Anton’s Angry Birds swimsuit is still dripping as we walk from White Rock up to Dalkey village, in all the balminess of Ireland’s famous heatwave of 2013. He had given me a lend of his other, identical Angry Birds swimsuit on the beach, from which I’ve changed into my normal clothes. Finnegan’s was my late grandfather’s local, and I can hear his disdainful words for the Angry Birds franchise and associated clothing, along with the assurance that he’ll show me angry, from beyond the grave.
You can see why Michelle Obama and daughters wound up in Finnegan’s for their casual meeting with Bono earlier this summer: it’s got a sense of history about it ― which most traditional Irish pubs do ― as well as a Mediterranean, middle-class vibe that comes by osmosis from its location in one of south county Dublin’s most desirable addresses. It’s during warm weather that this second side to its appeal comes into its own: small chairs and tables lining the outside of the building soak up the evening sun, while the ‘Sorrento Lounge’ inscription above the door feels about as far from incongruous at this point in the calendar year as it’s ever likely to. The dark wood and tile interior lends itself more readily to a cosy pint than it does Bulmers with ice, but despite the traditional interior, you don’t ever feel any more than a stone’s throw away from the sea.
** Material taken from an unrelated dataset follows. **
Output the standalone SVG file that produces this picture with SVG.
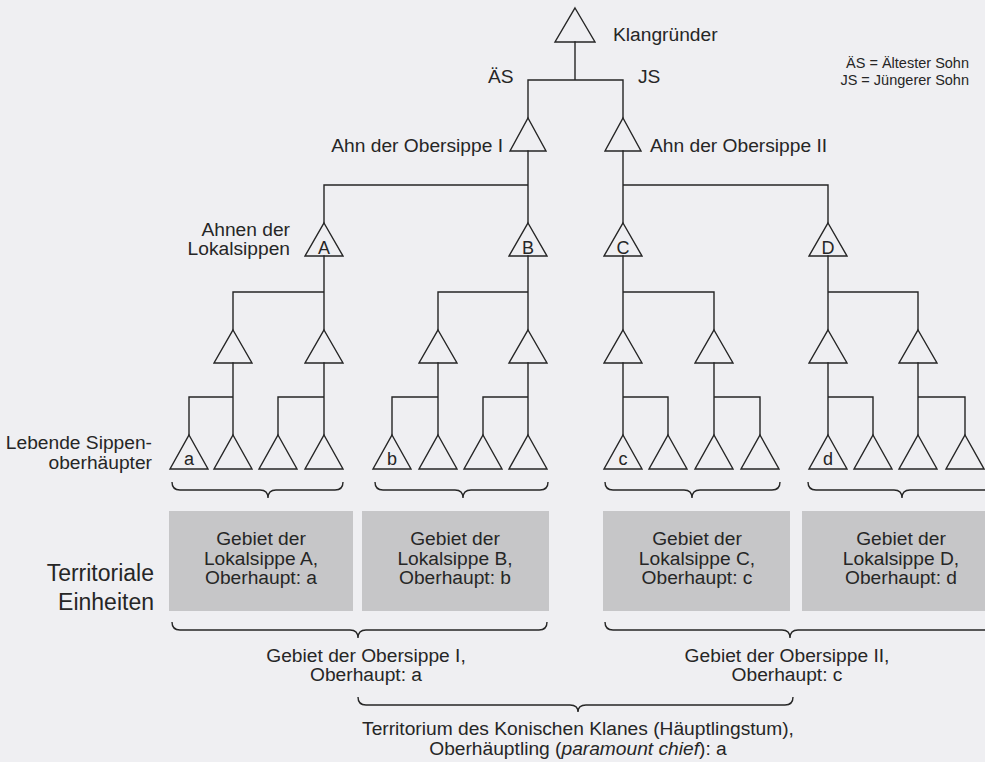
<svg xmlns="http://www.w3.org/2000/svg" width="985" height="762" viewBox="0 0 985 762">
<defs>
<style>
.ln{stroke:#262626;stroke-width:1.4;fill:none;stroke-linecap:square}
.tri{stroke:#262626;stroke-width:1.4;fill:none;stroke-linejoin:miter}
.br{stroke:#262626;stroke-width:1.4;fill:none}
.t{font-family:"Liberation Sans",Arial,sans-serif;font-size:19.2px;fill:#262626}
.s{font-family:"Liberation Sans",Arial,sans-serif;font-size:14.5px;fill:#262626}
.big{font-family:"Liberation Sans",Arial,sans-serif;font-size:23px;fill:#262626}
.in{font-family:"Liberation Sans",Arial,sans-serif;font-size:18px;fill:#262626;text-anchor:middle}
.m{text-anchor:middle}
.e{text-anchor:end}
.area{fill:#c6c6c8}
</style>
</defs>
<rect x="0" y="0" width="985" height="762" fill="#efeff2"/>

<g id="connectors">
<path class="ln" d="M575,42V80 M528,80H623 M528,80V118 M623,80V118"/>
<path class="ln" d="M528,151V223 M623,151V223 M324,185H528 M623,185H828 M324,185V223 M828,185V223"/>
<path class="ln" d="M324,256V330 M528,256V330 M623,256V330 M828,256V330 M233,292H324 M438,292H528 M623,292H714 M828,292H918 M233,292V330 M438,292V330 M714,292V330 M918,292V330"/>
<path class="ln" d="M233,363V435 M324,363V435 M438,363V435 M528,363V435 M623,363V435 M714,363V435 M828,363V435 M918,363V435 M189,397H233 M278,397H324 M392,397H438 M483,397H528 M623,397H668 M714,397H760 M828,397H873 M918,397H965 M189,397V435 M278,397V435 M392,397V435 M483,397V435 M668,397V435 M760,397V435 M873,397V435 M965,397V435"/>
</g>

<g id="node-klangruender"><path class="tri" d="M575,8L595,42H555Z"/><text class="t" x="613" y="41">Klangründer</text></g>
<g id="node-obersippe-1"><path class="tri" d="M528,118L546,151H510Z"/><text class="t e" x="503" y="152">Ahn der Obersippe I</text></g>
<g id="node-obersippe-2"><path class="tri" d="M623,118L641,151H605Z"/><text class="t" x="650" y="152">Ahn der Obersippe II</text></g>

<g id="node-A"><path class="tri" d="M324,223L343,256H305Z"/><text class="in" x="324" y="254">A</text></g>
<g id="node-B"><path class="tri" d="M528,223L547,256H509Z"/><text class="in" x="528" y="254">B</text></g>
<g id="node-C"><path class="tri" d="M623,223L642,256H604Z"/><text class="in" x="623" y="254">C</text></g>
<g id="node-D"><path class="tri" d="M828,223L847,256H809Z"/><text class="in" x="828" y="254">D</text></g>

<g id="level3">
<path class="tri" d="M233,330L252,363H214Z"/>
<path class="tri" d="M324,330L343,363H305Z"/>
<path class="tri" d="M438,330L457,363H419Z"/>
<path class="tri" d="M528,330L547,363H509Z"/>
<path class="tri" d="M623,330L642,363H604Z"/>
<path class="tri" d="M714,330L733,363H695Z"/>
<path class="tri" d="M828,330L847,363H809Z"/>
<path class="tri" d="M918,330L937,363H899Z"/>
</g>

<g id="node-a"><path class="tri" d="M189,435L208,469H170Z"/><text class="in" x="189" y="465">a</text></g>
<g id="node-b"><path class="tri" d="M392,435L411,469H373Z"/><text class="in" x="392" y="465">b</text></g>
<g id="node-c"><path class="tri" d="M623,435L642,469H604Z"/><text class="in" x="623" y="465">c</text></g>
<g id="node-d"><path class="tri" d="M828,435L847,469H809Z"/><text class="in" x="828" y="465">d</text></g>
<g id="level4">
<path class="tri" d="M233,435L252,469H214Z"/>
<path class="tri" d="M278,435L297,469H259Z"/>
<path class="tri" d="M324,435L343,469H305Z"/>
<path class="tri" d="M438,435L457,469H419Z"/>
<path class="tri" d="M483,435L502,469H464Z"/>
<path class="tri" d="M528,435L547,469H509Z"/>
<path class="tri" d="M668,435L687,469H649Z"/>
<path class="tri" d="M714,435L733,469H695Z"/>
<path class="tri" d="M760,435L779,469H741Z"/>
<path class="tri" d="M873,435L892,469H854Z"/>
<path class="tri" d="M918,435L937,469H899Z"/>
<path class="tri" d="M965,435L984,469H946Z"/>
</g>

<g id="labels">
<text class="t" x="488" y="83">ÄS</text>
<text class="t" x="638" y="83">JS</text>
<text class="s e" x="969" y="68">ÄS = Ältester Sohn</text>
<text class="s e" x="969" y="85">JS = Jüngerer Sohn</text>
<text class="t e" x="290" y="236">Ahnen der</text>
<text class="t e" x="290" y="255">Lokalsippen</text>
<text class="t e" x="152" y="449">Lebende Sippen-</text>
<text class="t e" x="152" y="469">oberhäupter</text>
<text class="big e" x="154" y="581">Territoriale</text>
<text class="big e" x="154" y="610">Einheiten</text>
</g>

<g id="braces">
<path class="br" d="M172,482Q172,490 180,490L260,490Q268,490 268,498Q268,490 276,490L335,490Q343,490 343,482"/>
<path class="br" d="M375,482Q375,490 383,490L455,490Q463,490 463,498Q463,490 471,490L540,490Q548,490 548,482"/>
<path class="br" d="M605,482Q605,490 613,490L684,490Q692,490 692,498Q692,490 700,490L772,490Q780,490 780,482"/>
<path class="br" d="M808,482Q808,490 816,490L894,490Q902,490 902,498Q902,490 910,490L984,490Q992,490 992,482"/>
<path class="br" d="M172,622Q172,630 180,630L350,630Q358,630 358,638Q358,630 366,630L539,630Q547,630 547,622"/>
<path class="br" d="M605,622Q605,630 613,630L782,630Q790,630 790,638Q790,630 798,630L984,630Q992,630 992,622"/>
<path class="br" d="M358,697Q358,705 366,705L570,705Q578,705 578,712Q578,705 586,705L785,705Q793,705 793,697"/>
</g>

<g id="territory-A"><rect class="area" x="169" y="511" width="184" height="100"/>
<text class="t m" x="261" y="545">Gebiet der</text><text class="t m" x="261" y="565">Lokalsippe A,</text><text class="t m" x="261" y="584">Oberhaupt: a</text></g>
<g id="territory-B"><rect class="area" x="362" y="511" width="187" height="100"/>
<text class="t m" x="455" y="545">Gebiet der</text><text class="t m" x="455" y="565">Lokalsippe B,</text><text class="t m" x="455" y="584">Oberhaupt: b</text></g>
<g id="territory-C"><rect class="area" x="603" y="511" width="187" height="100"/>
<text class="t m" x="697" y="545">Gebiet der</text><text class="t m" x="697" y="565">Lokalsippe C,</text><text class="t m" x="697" y="584">Oberhaupt: c</text></g>
<g id="territory-D"><rect class="area" x="802" y="511" width="190" height="100"/>
<text class="t m" x="901" y="545">Gebiet der</text><text class="t m" x="901" y="565">Lokalsippe D,</text><text class="t m" x="901" y="584">Oberhaupt: d</text></g>

<g id="territory-obersippe-1"><text class="t m" x="366" y="662">Gebiet der Obersippe I,</text><text class="t m" x="366" y="681">Oberhaupt: a</text></g>
<g id="territory-obersippe-2"><text class="t m" x="787" y="662">Gebiet der Obersippe II,</text><text class="t m" x="787" y="681">Oberhaupt: c</text></g>
<g id="territory-klan"><text class="t m" x="578" y="735">Territorium des Konischen Klanes (Häuptlingstum),</text><text class="t m" x="578" y="755">Oberhäuptling (<tspan font-style="italic">paramount chief</tspan>): a</text></g>
</svg>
Children in Angry Birds t-shirts scamper around between tables seating family dinners, young professionals, auld codgers and post-Leaving Cert heads come straight from the beach. Even if everyone’s only been made more cheerful by the weather, there’s a definite sense of community and warmth here, with barmen referring to customers by their first names and specific, unusual draught orders being happily accommodated: one man behind me orders ‘a Smithwicks with a Guinness head in a tankard’. Staff are more tolerant of this than I expect my grandfather might have been.
While the price of a Guinness (€4.75) might be a little on the steep side for a suburban pub, with lagers rising to over a fiver, you’re really paying for a vibe, for prestige, as well as the drink itself, and it can’t be denied that Finnegan’s Sorrento Lounge provides a particularly pleasant environment for a few jars. A post-18 holes cadre by the bar certainly seem to think so: one of them is wearing a polo shirt bearing the inscription: ‘If a man speaks in the forest, and no woman is around to hear, is he still wrong?’. This might be the only pub in Ireland where the misogynistic slogans are printed on polo shirts. Not sure what Michelle would make of it.
A few children behind us are either admiring or making fun of Anton’s Angry Birds swimsuit (now dry) as we leave. ‘I wouldn’t mind taking up golf,’ he says. ‘Seems like it’d be fairly relaxing.’